◆ **What is asked**
How many of the lines below contain "this"? Answer with that number alone.

Code that draws figures
· · · · · · ·

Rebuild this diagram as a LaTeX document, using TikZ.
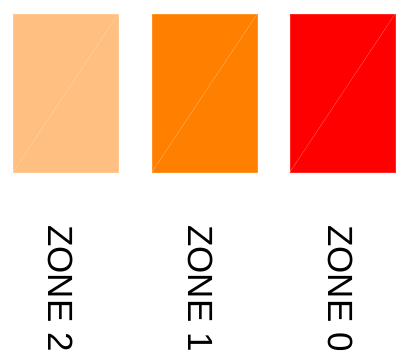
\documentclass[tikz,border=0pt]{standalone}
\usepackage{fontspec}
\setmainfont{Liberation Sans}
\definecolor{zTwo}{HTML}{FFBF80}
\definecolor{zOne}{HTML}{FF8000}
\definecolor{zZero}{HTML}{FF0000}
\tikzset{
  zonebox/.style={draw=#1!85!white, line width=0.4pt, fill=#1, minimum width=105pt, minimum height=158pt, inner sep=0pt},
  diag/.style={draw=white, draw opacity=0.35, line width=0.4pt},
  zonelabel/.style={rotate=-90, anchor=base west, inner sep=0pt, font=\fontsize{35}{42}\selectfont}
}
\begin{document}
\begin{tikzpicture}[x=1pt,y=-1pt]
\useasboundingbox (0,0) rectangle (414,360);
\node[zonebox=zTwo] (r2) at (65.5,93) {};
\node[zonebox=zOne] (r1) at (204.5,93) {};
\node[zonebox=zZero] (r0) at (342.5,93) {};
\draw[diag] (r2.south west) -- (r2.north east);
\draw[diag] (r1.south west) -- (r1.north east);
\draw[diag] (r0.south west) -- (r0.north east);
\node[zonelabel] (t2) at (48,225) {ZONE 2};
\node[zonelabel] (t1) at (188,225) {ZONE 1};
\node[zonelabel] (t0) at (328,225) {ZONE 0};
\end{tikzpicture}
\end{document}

· · · · · · ·

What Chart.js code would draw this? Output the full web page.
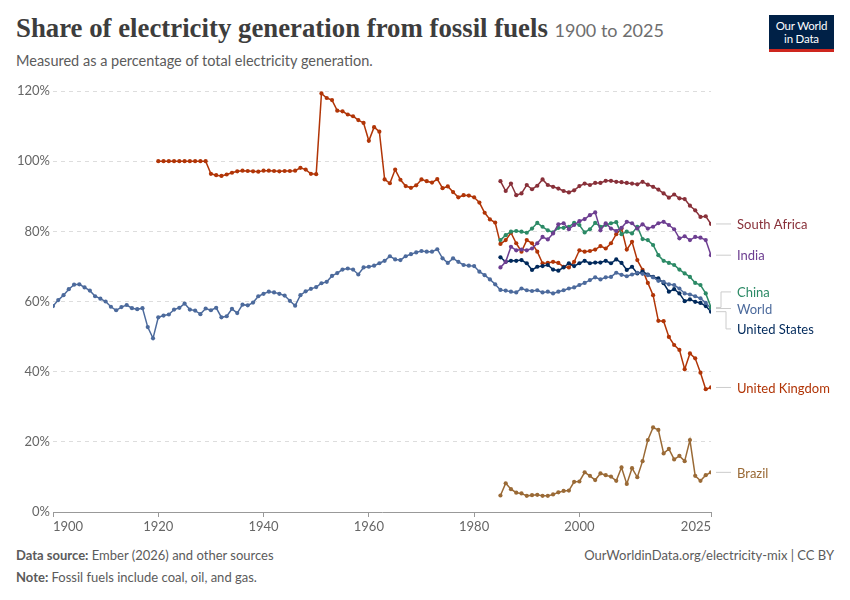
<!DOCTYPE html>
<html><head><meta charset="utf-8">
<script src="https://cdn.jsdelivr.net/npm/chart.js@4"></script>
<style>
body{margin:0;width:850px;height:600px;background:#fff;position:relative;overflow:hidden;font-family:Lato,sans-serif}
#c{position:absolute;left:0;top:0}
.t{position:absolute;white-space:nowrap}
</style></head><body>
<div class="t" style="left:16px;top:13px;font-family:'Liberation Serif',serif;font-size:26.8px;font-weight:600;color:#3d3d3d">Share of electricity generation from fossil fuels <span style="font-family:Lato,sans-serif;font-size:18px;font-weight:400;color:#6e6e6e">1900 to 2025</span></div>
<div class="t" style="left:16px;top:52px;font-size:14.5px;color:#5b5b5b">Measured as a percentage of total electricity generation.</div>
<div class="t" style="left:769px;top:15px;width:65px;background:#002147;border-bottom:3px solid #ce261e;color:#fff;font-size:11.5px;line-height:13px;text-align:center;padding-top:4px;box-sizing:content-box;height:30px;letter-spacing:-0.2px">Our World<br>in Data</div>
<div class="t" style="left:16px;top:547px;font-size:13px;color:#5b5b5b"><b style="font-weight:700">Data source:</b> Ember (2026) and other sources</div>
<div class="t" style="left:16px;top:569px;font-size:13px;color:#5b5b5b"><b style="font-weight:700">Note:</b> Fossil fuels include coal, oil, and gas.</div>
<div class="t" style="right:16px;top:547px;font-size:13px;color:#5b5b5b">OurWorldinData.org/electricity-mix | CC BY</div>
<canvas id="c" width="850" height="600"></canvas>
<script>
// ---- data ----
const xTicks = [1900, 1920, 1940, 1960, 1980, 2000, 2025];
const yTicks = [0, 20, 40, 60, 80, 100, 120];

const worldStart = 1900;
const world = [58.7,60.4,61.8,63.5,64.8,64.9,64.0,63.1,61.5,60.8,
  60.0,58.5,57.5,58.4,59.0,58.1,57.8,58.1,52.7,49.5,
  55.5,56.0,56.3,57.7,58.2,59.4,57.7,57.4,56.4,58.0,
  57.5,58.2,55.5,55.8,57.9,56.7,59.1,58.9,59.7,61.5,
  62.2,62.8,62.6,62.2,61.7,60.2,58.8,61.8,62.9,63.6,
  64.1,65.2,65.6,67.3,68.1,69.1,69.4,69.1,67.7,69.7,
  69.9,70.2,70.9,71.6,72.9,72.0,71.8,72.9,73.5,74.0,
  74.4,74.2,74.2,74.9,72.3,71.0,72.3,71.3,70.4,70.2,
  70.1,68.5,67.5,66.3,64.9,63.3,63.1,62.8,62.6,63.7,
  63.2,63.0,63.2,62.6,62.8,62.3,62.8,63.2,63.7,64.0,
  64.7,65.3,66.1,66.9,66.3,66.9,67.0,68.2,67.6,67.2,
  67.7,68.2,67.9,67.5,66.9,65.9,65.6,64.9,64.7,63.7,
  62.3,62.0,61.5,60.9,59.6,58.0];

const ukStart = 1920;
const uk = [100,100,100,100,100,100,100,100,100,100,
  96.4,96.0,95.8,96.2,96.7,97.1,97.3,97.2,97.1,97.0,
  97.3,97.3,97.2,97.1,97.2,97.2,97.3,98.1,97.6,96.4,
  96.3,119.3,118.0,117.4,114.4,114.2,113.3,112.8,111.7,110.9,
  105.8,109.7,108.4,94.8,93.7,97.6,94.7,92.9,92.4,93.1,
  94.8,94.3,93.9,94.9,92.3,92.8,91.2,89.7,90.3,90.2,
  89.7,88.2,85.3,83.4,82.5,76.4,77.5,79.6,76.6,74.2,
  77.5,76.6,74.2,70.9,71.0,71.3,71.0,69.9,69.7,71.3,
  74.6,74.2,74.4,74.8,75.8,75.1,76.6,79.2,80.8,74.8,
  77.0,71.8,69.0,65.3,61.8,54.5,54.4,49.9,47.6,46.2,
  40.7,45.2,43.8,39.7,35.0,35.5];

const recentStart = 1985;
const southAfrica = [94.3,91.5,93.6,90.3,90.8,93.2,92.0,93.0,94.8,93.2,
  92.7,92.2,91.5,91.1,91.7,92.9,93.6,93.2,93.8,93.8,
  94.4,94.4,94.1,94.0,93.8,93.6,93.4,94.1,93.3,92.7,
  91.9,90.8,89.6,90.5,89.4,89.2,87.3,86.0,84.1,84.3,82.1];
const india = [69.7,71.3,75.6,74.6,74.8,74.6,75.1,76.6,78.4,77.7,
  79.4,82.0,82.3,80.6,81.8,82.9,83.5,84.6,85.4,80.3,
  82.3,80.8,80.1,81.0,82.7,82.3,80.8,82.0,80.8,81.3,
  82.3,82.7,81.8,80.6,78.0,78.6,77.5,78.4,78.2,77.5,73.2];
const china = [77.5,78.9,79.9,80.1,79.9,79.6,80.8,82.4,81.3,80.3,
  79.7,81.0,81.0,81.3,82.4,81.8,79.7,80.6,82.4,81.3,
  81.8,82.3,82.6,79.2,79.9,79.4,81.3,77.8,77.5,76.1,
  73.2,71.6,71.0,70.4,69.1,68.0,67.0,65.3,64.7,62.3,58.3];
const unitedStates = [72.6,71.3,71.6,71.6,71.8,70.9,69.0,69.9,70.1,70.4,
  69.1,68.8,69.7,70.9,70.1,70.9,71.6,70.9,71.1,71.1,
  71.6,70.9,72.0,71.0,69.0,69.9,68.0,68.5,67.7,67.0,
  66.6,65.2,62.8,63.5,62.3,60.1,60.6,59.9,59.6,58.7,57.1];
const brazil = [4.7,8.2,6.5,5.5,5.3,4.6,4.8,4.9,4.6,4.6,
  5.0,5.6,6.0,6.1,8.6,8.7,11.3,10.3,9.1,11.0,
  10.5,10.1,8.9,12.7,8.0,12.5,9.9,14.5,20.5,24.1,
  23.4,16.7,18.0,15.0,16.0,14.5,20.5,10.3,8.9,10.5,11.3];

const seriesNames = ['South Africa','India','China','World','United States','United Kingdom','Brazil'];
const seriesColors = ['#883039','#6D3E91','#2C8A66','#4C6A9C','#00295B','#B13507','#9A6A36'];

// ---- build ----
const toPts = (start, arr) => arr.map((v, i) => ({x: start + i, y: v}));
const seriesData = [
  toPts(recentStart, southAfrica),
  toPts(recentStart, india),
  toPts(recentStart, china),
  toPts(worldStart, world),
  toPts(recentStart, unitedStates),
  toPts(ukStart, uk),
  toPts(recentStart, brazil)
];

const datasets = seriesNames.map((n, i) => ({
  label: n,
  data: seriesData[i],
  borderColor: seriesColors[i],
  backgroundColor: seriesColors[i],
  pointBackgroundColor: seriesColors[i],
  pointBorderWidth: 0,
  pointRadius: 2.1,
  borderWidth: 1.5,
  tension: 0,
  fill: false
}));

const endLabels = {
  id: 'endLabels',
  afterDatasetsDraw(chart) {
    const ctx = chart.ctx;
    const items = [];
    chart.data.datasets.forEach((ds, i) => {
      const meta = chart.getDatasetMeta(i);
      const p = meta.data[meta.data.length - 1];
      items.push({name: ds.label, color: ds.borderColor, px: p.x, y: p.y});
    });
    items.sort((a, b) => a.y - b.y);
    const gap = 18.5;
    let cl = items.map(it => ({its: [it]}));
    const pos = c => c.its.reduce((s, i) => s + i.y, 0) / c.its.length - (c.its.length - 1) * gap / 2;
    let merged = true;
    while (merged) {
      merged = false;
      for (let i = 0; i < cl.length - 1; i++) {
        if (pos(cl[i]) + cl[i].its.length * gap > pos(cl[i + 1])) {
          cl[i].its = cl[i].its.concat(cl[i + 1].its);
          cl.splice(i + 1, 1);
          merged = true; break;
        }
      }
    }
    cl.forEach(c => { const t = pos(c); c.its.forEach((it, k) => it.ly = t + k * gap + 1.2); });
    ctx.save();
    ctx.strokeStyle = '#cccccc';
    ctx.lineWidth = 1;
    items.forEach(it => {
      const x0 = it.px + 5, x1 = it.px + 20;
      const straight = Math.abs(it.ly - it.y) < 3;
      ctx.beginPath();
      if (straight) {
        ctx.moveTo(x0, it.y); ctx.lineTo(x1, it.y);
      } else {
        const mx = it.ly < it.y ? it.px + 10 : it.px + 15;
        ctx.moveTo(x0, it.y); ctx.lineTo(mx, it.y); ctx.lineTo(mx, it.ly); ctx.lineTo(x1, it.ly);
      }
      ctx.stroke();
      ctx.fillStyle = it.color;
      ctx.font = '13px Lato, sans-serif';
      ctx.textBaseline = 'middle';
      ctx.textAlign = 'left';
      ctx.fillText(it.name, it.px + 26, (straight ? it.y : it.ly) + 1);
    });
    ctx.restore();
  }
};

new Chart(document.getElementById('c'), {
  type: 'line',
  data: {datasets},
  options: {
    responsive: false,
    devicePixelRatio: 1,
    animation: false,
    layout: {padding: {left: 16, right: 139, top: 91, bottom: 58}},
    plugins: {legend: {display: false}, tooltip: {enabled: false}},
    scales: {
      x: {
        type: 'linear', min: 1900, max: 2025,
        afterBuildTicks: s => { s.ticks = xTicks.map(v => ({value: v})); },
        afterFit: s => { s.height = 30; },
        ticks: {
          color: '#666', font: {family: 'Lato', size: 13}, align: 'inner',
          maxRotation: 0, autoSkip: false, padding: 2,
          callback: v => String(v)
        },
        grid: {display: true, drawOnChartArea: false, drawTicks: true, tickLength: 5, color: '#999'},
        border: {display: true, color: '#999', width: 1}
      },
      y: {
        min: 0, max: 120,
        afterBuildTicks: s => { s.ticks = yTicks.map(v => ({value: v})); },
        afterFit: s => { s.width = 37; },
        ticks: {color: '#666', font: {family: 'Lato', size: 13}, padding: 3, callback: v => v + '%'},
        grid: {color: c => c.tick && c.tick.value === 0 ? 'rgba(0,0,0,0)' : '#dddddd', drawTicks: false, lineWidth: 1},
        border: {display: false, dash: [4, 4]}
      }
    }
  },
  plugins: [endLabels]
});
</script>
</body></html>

· · · · · · ·

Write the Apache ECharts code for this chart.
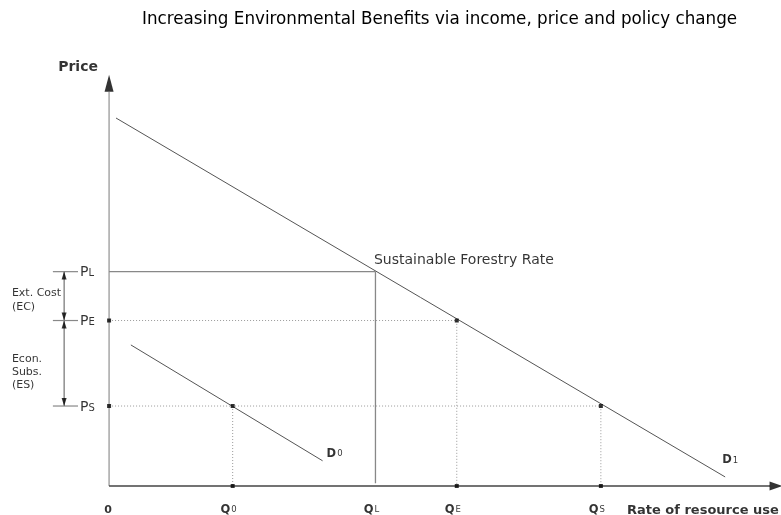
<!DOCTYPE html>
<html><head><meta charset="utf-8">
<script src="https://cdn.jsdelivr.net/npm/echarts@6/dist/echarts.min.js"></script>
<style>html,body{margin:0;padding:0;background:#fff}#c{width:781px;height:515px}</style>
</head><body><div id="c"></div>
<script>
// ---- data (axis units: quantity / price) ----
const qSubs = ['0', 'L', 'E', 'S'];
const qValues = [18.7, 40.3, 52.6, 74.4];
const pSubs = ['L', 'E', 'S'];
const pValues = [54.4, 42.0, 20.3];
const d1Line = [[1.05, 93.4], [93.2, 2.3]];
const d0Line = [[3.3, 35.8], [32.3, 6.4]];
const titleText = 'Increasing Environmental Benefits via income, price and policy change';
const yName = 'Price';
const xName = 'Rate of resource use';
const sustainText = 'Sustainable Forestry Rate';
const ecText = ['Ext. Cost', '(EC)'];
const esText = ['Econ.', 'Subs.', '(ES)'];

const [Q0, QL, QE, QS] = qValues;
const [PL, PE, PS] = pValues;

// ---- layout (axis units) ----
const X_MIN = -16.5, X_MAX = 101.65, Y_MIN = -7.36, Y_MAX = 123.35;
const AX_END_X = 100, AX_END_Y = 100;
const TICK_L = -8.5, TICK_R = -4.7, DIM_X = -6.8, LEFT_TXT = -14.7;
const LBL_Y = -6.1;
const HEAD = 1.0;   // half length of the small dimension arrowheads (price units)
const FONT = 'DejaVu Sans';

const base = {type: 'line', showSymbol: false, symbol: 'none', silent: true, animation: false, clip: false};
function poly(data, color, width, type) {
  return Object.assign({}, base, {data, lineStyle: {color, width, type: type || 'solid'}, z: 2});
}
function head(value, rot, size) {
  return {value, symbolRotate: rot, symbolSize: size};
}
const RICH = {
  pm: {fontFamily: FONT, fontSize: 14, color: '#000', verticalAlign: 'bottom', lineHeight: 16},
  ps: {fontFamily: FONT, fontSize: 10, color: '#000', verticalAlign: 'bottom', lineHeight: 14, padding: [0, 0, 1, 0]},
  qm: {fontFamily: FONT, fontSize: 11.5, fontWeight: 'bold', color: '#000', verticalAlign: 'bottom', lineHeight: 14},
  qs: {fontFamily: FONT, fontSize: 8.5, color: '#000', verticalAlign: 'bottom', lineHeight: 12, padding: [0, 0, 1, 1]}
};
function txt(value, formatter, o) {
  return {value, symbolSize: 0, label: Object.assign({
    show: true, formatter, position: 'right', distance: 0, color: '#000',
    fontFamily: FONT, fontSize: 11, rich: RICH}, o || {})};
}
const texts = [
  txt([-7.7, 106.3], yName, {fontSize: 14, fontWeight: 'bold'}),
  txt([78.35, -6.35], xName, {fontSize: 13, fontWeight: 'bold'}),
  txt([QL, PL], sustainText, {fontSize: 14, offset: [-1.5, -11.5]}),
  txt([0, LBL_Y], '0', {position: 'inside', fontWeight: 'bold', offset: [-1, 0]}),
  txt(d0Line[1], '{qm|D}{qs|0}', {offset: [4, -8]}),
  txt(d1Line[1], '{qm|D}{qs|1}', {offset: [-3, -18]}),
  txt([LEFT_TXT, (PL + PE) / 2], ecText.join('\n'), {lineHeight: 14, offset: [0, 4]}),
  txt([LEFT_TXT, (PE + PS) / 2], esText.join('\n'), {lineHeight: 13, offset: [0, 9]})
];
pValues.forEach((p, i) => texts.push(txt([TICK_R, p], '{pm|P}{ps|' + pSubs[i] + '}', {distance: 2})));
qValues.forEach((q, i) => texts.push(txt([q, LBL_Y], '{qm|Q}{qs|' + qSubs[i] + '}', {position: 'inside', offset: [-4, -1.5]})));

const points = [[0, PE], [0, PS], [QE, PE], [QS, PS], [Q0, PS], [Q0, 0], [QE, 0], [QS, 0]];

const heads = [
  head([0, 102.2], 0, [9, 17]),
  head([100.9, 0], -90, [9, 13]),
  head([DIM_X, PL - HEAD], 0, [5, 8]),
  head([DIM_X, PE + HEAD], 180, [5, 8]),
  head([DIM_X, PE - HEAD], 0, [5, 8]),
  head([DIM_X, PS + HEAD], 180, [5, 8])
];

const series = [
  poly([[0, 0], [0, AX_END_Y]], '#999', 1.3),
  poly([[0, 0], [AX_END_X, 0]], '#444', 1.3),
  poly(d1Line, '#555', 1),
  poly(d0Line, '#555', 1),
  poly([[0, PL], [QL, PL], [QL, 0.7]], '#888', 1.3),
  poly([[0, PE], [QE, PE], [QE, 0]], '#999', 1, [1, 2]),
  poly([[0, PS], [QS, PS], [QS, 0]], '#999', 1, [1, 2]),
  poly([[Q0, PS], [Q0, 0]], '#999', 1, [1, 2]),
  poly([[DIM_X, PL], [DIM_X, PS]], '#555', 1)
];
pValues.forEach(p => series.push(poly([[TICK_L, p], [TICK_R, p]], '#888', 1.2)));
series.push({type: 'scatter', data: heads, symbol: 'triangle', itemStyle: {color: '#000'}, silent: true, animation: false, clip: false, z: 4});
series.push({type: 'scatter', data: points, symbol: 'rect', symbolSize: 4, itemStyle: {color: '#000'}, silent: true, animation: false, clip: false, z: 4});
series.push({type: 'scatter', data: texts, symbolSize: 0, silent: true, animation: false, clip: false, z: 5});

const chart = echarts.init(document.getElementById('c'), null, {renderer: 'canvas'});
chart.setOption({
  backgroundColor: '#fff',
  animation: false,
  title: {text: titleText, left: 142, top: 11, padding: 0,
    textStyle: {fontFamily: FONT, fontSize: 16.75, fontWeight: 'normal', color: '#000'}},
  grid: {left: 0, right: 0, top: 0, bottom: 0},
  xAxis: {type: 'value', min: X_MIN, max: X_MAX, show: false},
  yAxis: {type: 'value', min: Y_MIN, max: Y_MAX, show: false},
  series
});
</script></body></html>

· · · · · · ·

◆ **Answer below**
3